What you need to do:
Leave out the pictures; transcribe all else exactly.

Data block:
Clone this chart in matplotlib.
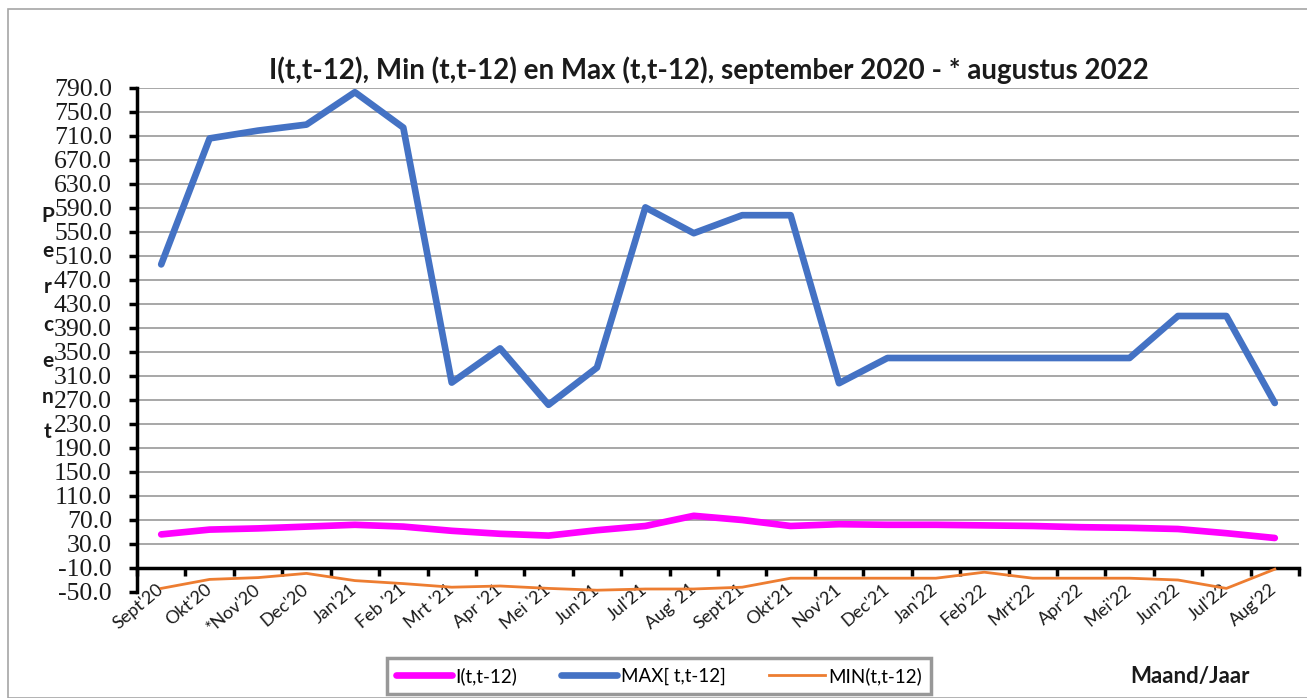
import matplotlib
matplotlib.use("Agg")
import matplotlib.pyplot as plt
from matplotlib.patches import Rectangle
from matplotlib.ticker import FixedLocator, FormatStrFormatter

categories = ["Sept'20", "Okt'20", "*Nov'20", "Dec'20", "Jan'21", "Feb '21", "Mrt '21",
              "Apr '21", "Mei '21", "Jun'21", "Jul'21", "Aug' 21", "Sept'21", "Okt'21",
              "Nov'21", "Dec'21", "Jan'22", "Feb'22", "Mrt'22", "Apr'22", "Mei'22",
              "Jun'22", "Jul'22", "Aug'22"]
i_vals = [46, 54, 56, 59, 62, 59, 52, 47, 44, 53, 60, 77, 70, 60, 63, 62, 62, 61, 60, 58,
          57, 55, 48, 40]
max_vals = [496, 706, 719, 729, 783, 724, 299, 356, 262, 324, 591, 548, 578, 578, 298,
            340, 340, 340, 340, 340, 340, 410, 410, 265]
min_vals = [-44, -29, -26, -19, -31, -36, -42, -40, -44, -47, -45, -45, -42, -27, -27, -27,
            -27, -17, -27, -27, -27, -30, -44, -12]
y_ticks = list(range(-50, 791, 40))
title = "I(t,t-12), Min (t,t-12) en Max (t,t-12), september 2020 - * augustus 2022"
legend_labels = ["I(t,t-12)", "MAX[ t,t-12]", "MIN(t,t-12)"]
ylabel_letters = ["P", "e", "r", "c", "e", "n", "t"]

W, H = 1307, 698
fig = plt.figure(figsize=(W / 100, H / 100), dpi=100)
fig.patch.set_facecolor("white")

# outer border
fig.add_artist(Rectangle((8 / W, 0.5 / H), (W - 8 + 10) / W, (H - 9 - 0.5) / H,
                         transform=fig.transFigure, fill=False, edgecolor="#a6a6a6",
                         linewidth=1.2, clip_on=False))

ax_l, ax_r, ax_t, ax_b = 137, 1299, 88, 592
ax = fig.add_axes([ax_l / W, 1 - ax_b / H, (ax_r - ax_l) / W, (ax_b - ax_t) / H])

x = list(range(len(categories)))
ax.plot(x, i_vals, color="#ff00ff", lw=4.8, solid_capstyle="round", zorder=4)
ax.plot(x, max_vals, color="#4472c4", lw=4.8, solid_capstyle="round", zorder=4)
ax.plot(x, min_vals, color="#ed7d31", lw=2.0, zorder=4)

ax.set_xlim(-0.5, len(categories) - 0.5)
ax.set_ylim(-50, 790)

for s in ["top", "right"]:
    ax.spines[s].set_visible(False)
ax.spines["left"].set_linewidth(2.5)
ax.spines["bottom"].set_linewidth(2.5)
ax.spines["bottom"].set_position(("data", -10))

ax.yaxis.set_major_locator(FixedLocator(y_ticks))
ax.yaxis.set_major_formatter(FormatStrFormatter("%.1f"))
ax.tick_params(axis="y", direction="out", length=6, width=2.5, pad=12,
               labelsize=18.5, labelcolor="#1a1a1a")
for lab in ax.get_yticklabels():
    lab.set_fontfamily("Liberation Serif")

ax.grid(axis="y", color="#a0a0a0", lw=1.3, zorder=1)
ax.get_ygridlines()[0].set_visible(False)

ax.set_xticks(x)
ax.set_xticks([i - 0.5 for i in range(len(categories) + 1)], minor=True)
ax.set_xticklabels(categories, rotation=40, ha="right", va="center",
                   rotation_mode="anchor", fontsize=13, family="Lato", color="#1a1a1a")
ax.tick_params(axis="x", which="major", length=0, pad=14)
ax.tick_params(axis="x", which="minor", direction="out", length=6, width=2.5)

fig.text(709 / W, 1 - 70 / H, title, ha="center", va="center", fontsize=20,
         family="Lato", fontweight="bold", color="#1a1a1a")

letter_y = [216, 251, 287, 325, 361, 397, 432]
for ch, yy in zip(ylabel_letters, letter_y):
    fig.text(48 / W, 1 - yy / H, ch, ha="center", va="center", fontsize=15,
             family="Lato", fontweight="bold", color="#1a1a1a")

handles = ax.get_lines()
leg = fig.legend(handles, legend_labels, loc="center", ncol=3,
                 bbox_to_anchor=(659 / W, 1 - 676 / H), frameon=True, fancybox=False,
                 prop={"family": "Lato", "size": 13.5}, handlelength=3.0,
                 columnspacing=2.3, handletextpad=0.2, borderpad=0.45)
leg.get_frame().set_edgecolor("#7f7f7f")
leg.get_frame().set_linewidth(2.5)

fig.text(1190 / W, 1 - 677 / H, "Maand/Jaar", ha="center", va="center", fontsize=16,
         family="Lato", fontweight="bold", color="#1a1a1a")

fig.savefig("out.png", dpi=100)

Exercise answer:
Clone this chart in matplotlib.
import matplotlib
matplotlib.use("Agg")
import matplotlib.pyplot as plt
from matplotlib.patches import Rectangle
from matplotlib.ticker import FixedLocator, FormatStrFormatter

categories = ["Sept'20", "Okt'20", "*Nov'20", "Dec'20", "Jan'21", "Feb '21", "Mrt '21",
              "Apr '21", "Mei '21", "Jun'21", "Jul'21", "Aug' 21", "Sept'21", "Okt'21",
              "Nov'21", "Dec'21", "Jan'22", "Feb'22", "Mrt'22", "Apr'22", "Mei'22",
              "Jun'22", "Jul'22", "Aug'22"]
i_vals = [46, 54, 56, 59, 62, 59, 52, 47, 44, 53, 60, 77, 70, 60, 63, 62, 62, 61, 60, 58,
          57, 55, 48, 40]
max_vals = [496, 706, 719, 729, 783, 724, 299, 356, 262, 324, 591, 548, 578, 578, 298,
            340, 340, 340, 340, 340, 340, 410, 410, 265]
min_vals = [-44, -29, -26, -19, -31, -36, -42, -40, -44, -47, -45, -45, -42, -27, -27, -27,
            -27, -17, -27, -27, -27, -30, -44, -12]
y_ticks = list(range(-50, 791, 40))
title = "I(t,t-12), Min (t,t-12) en Max (t,t-12), september 2020 - * augustus 2022"
legend_labels = ["I(t,t-12)", "MAX[ t,t-12]", "MIN(t,t-12)"]
ylabel_letters = ["P", "e", "r", "c", "e", "n", "t"]

W, H = 1307, 698
fig = plt.figure(figsize=(W / 100, H / 100), dpi=100)
fig.patch.set_facecolor("white")

# outer border
fig.add_artist(Rectangle((8 / W, 0.5 / H), (W - 8 + 10) / W, (H - 9 - 0.5) / H,
                         transform=fig.transFigure, fill=False, edgecolor="#a6a6a6",
                         linewidth=1.2, clip_on=False))

ax_l, ax_r, ax_t, ax_b = 137, 1299, 88, 592
ax = fig.add_axes([ax_l / W, 1 - ax_b / H, (ax_r - ax_l) / W, (ax_b - ax_t) / H])

x = list(range(len(categories)))
ax.plot(x, i_vals, color="#ff00ff", lw=4.8, solid_capstyle="round", zorder=4)
ax.plot(x, max_vals, color="#4472c4", lw=4.8, solid_capstyle="round", zorder=4)
ax.plot(x, min_vals, color="#ed7d31", lw=2.0, zorder=4)

ax.set_xlim(-0.5, len(categories) - 0.5)
ax.set_ylim(-50, 790)

for s in ["top", "right"]:
    ax.spines[s].set_visible(False)
ax.spines["left"].set_linewidth(2.5)
ax.spines["bottom"].set_linewidth(2.5)
ax.spines["bottom"].set_position(("data", -10))

ax.yaxis.set_major_locator(FixedLocator(y_ticks))
ax.yaxis.set_major_formatter(FormatStrFormatter("%.1f"))
ax.tick_params(axis="y", direction="out", length=6, width=2.5, pad=12,
               labelsize=18.5, labelcolor="#1a1a1a")
for lab in ax.get_yticklabels():
    lab.set_fontfamily("Liberation Serif")

ax.grid(axis="y", color="#a0a0a0", lw=1.3, zorder=1)
ax.get_ygridlines()[0].set_visible(False)

ax.set_xticks(x)
ax.set_xticks([i - 0.5 for i in range(len(categories) + 1)], minor=True)
ax.set_xticklabels(categories, rotation=40, ha="right", va="center",
                   rotation_mode="anchor", fontsize=13, family="Lato", color="#1a1a1a")
ax.tick_params(axis="x", which="major", length=0, pad=14)
ax.tick_params(axis="x", which="minor", direction="out", length=6, width=2.5)

fig.text(709 / W, 1 - 70 / H, title, ha="center", va="center", fontsize=20,
         family="Lato", fontweight="bold", color="#1a1a1a")

letter_y = [216, 251, 287, 325, 361, 397, 432]
for ch, yy in zip(ylabel_letters, letter_y):
    fig.text(48 / W, 1 - yy / H, ch, ha="center", va="center", fontsize=15,
             family="Lato", fontweight="bold", color="#1a1a1a")

handles = ax.get_lines()
leg = fig.legend(handles, legend_labels, loc="center", ncol=3,
                 bbox_to_anchor=(659 / W, 1 - 676 / H), frameon=True, fancybox=False,
                 prop={"family": "Lato", "size": 13.5}, handlelength=3.0,
                 columnspacing=2.3, handletextpad=0.2, borderpad=0.45)
leg.get_frame().set_edgecolor("#7f7f7f")
leg.get_frame().set_linewidth(2.5)

fig.text(1190 / W, 1 - 677 / H, "Maand/Jaar", ha="center", va="center", fontsize=16,
         family="Lato", fontweight="bold", color="#1a1a1a")

fig.savefig("out.png", dpi=100)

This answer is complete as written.